American Bird Conservancy
- Founded: 1994
- Type: 501(c)(3) non-profit organization
- Focus: Conserving wild birds and their habitats throughout the Americas.
- Location: The Plains, Virginia, United States.;
- Region served: Western Hemisphere
- Key people: Michael J. Parr, President
- Revenue: $29.8 million (2023)
- Website: abcbirds.org

= American Bird Conservancy =

Non-profit organization

The American Bird Conservancy (ABC) is a non-profit membership organization with the mission of conserving wild birds and their habitats throughout the Americas.
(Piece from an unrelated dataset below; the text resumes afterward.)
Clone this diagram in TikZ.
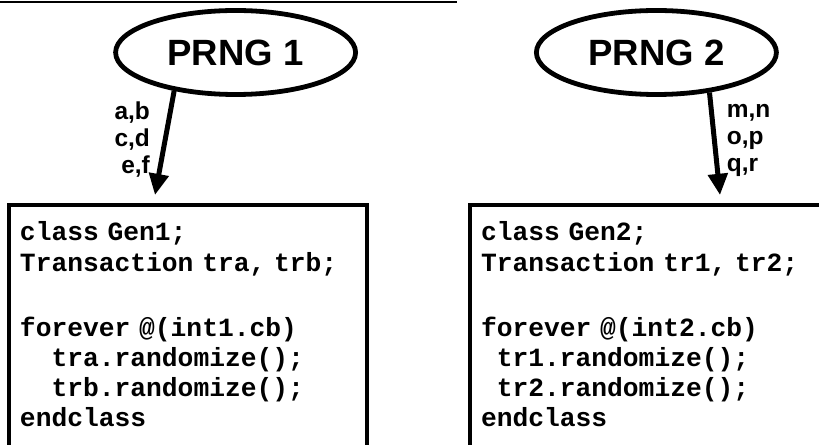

ABC is the second BirdLife International partner in the United States and works in cooperation with other groups and agencies, including the Bird Conservation Alliance, Partners in Flight, and the North American Bird Conservation Initiative.

==Programs and projects==

=== Latin America ===
In Latin America, the American Bird Conservancy works with partner groups such as Fundación ProAves to purchase land that protects endangered bird habitats. They are also working with partner organizations to reduce the conversion of coffee farms that offer habitat to the cerulean warbler, by helping growers market premium beans as cerulean warbler-friendly. In Colombia they have helped to protect wintering bird habitats by partnering with Fundación ProAves to help create the first preserve dedicated to a single U.S. migrant, the Cerulean Warbler Bird Reserve. Also in Colombia, they helped fund an expedition in 2010 that discovered two nesting colonies of the endangered Baudó oropendola, one of the rarest birds in the world with less than a dozen known birds before the discovery.

===United States===
Several organizations, including the American Bird Conservancy and the United States Geological Survey, were commissioned by the U. S. Federal Government to study the US State of Birds in 2009. They found that 800 species of birds in the U.S. were "endangered, threatened or in significant decline", with more birds threatened in the state of Hawaii than any other region. The study found that 39% of ocean birds were declining in population. They also learned that conservation efforts are very effective at helping bird populations to recover, with positive increases in some wetland bird species due to wetland conservation.

In the U.S., they are trying to stop mountaintop mining in the Appalachias in order to protect vital breeding habitat. In 1996, after American Bird Conservancy threatened to sue the U.S. Navy over the San Clemente loggerhead shrike (Lanius ludovicicanus mearnsi) whose habitat was formerly used by the Navy for bombardment training, the Navy agreed to take steps to protect the species and its habitat.

Cats Indoors is a public education campaign by American Bird Conservancy to encourage control of cats in order to protect birds from predation by cats. The objective of the Conservancy's campaign is that all domestic cats should be contained or leashed when outdoors or kept indoors.

ABC believes that climate change is a critical threat to birds. Recognizing this fact, ABC supports renewable energy, including wind energy, and the transition away from fossil fuels. However, not every wind project is proposed in a suitable location. Some projects — sited in major bird migration routes or stopover sites — threaten huge numbers of birds. Some areas of the country are better suited to the development of wind energy than others. ABC has provided a wind risk assessment map to help identify these places.